On the 9th Cardinal Cullen blazed forth in a pastoral that was read in all the churches. He described the bill as richly endowing non-catholic and godless colleges, and without giving one farthing to catholics, inviting them to compete in their poverty, produced by penal laws and confiscations, with those left in possession of enormous wealth. The new university scheme only increased the number of Queen's Colleges, so often and so solemnly condemned by the catholic church and by all Ireland, and gave a new impulse to that sort of teaching that separates education from religion and its holy influences, and banishes God, the author of all good, from our schools. The prelate's pastoral had a decisive effect in regions far removed from the ambit of his crosier. [pg 444] The tory leader could not resist a temptation thus offered by the attitude of the Irish cardinal, and the measure that had been much reviled as a dark concordat between Mr. Gladstone and the pope, was now rejected by a concordat between the pope's men and Mr. Disraeli.

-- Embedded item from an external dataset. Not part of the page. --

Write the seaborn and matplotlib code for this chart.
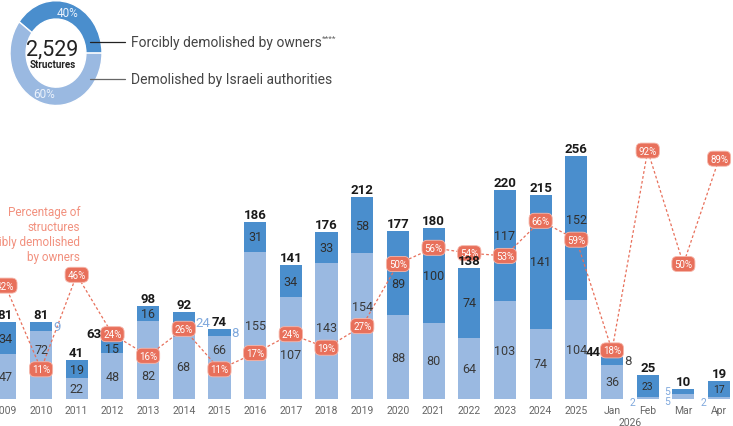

The discussion was on a high level in Mr. Gladstone's judgment. Lyon Playfair criticised details with some severity and much ability, but intended to vote for the bill. Miall, the nonconformist leader, supported the second reading, but required alterations that were admissible enough. On March 10 Mr. Harcourt, who was not yet an old member, “opened the discussion by a speech in advance of any he has yet delivered as to effect upon the House. Severe in criticism on detail, he was favourable to the substance of the bill.” One significant incident of the debate was a declaration by Bentinck, a conservative ultra, that he would vote against the bill in reliance on the declaration of Mr. Hardy, which he understood to be a pledge for himself and others near him, not to take office during the existence of the present parliament. “Mr. Hardy remained silent during this appeal, which was several times repeated.” Then the end came (March 11-12):—
Mr. Disraeli rose at half-past ten, and spoke amidst rapt attention till midnight. Mr. Gladstone followed in a speech of two hours, and at two o'clock the division was called. During the whole evening the greatest uncertainty had prevailed; for himself Mr. Gladstone leaned to expecting an unfavourable result. The numbers were, Ayes (for the government), 284; Noes, 287; majority against the government, 3. It is said that 45 adherents of the government, or thereabouts, voted against them. It was the Irish vote that grew continually worse.[285]
Ministers Defeated
Of the speech in which the debate was wound up Forster says in his diary: “Gladstone, with the House dead against [pg 445] him and his bill, made a wonderful speech—easy, almost playful, with passages of great power and eloquence, but with a graceful play, which enabled him to plant deep his daggers of satire in Horsman and Co.”[286] Speaker Brand calls it “a magnificent speech, generous, high-minded, and without a taint of bitterness, although he was sorely tried, especially by false friends.” He vindicated the obnoxious clauses, but did not wish to adhere to them if opinion from all quarters were adverse, and he admitted that it was the opposition of members from Ireland that principally acted on his hearers. His speech contained a remarkable passage, pronouncing definitely against denominational endowment of university education.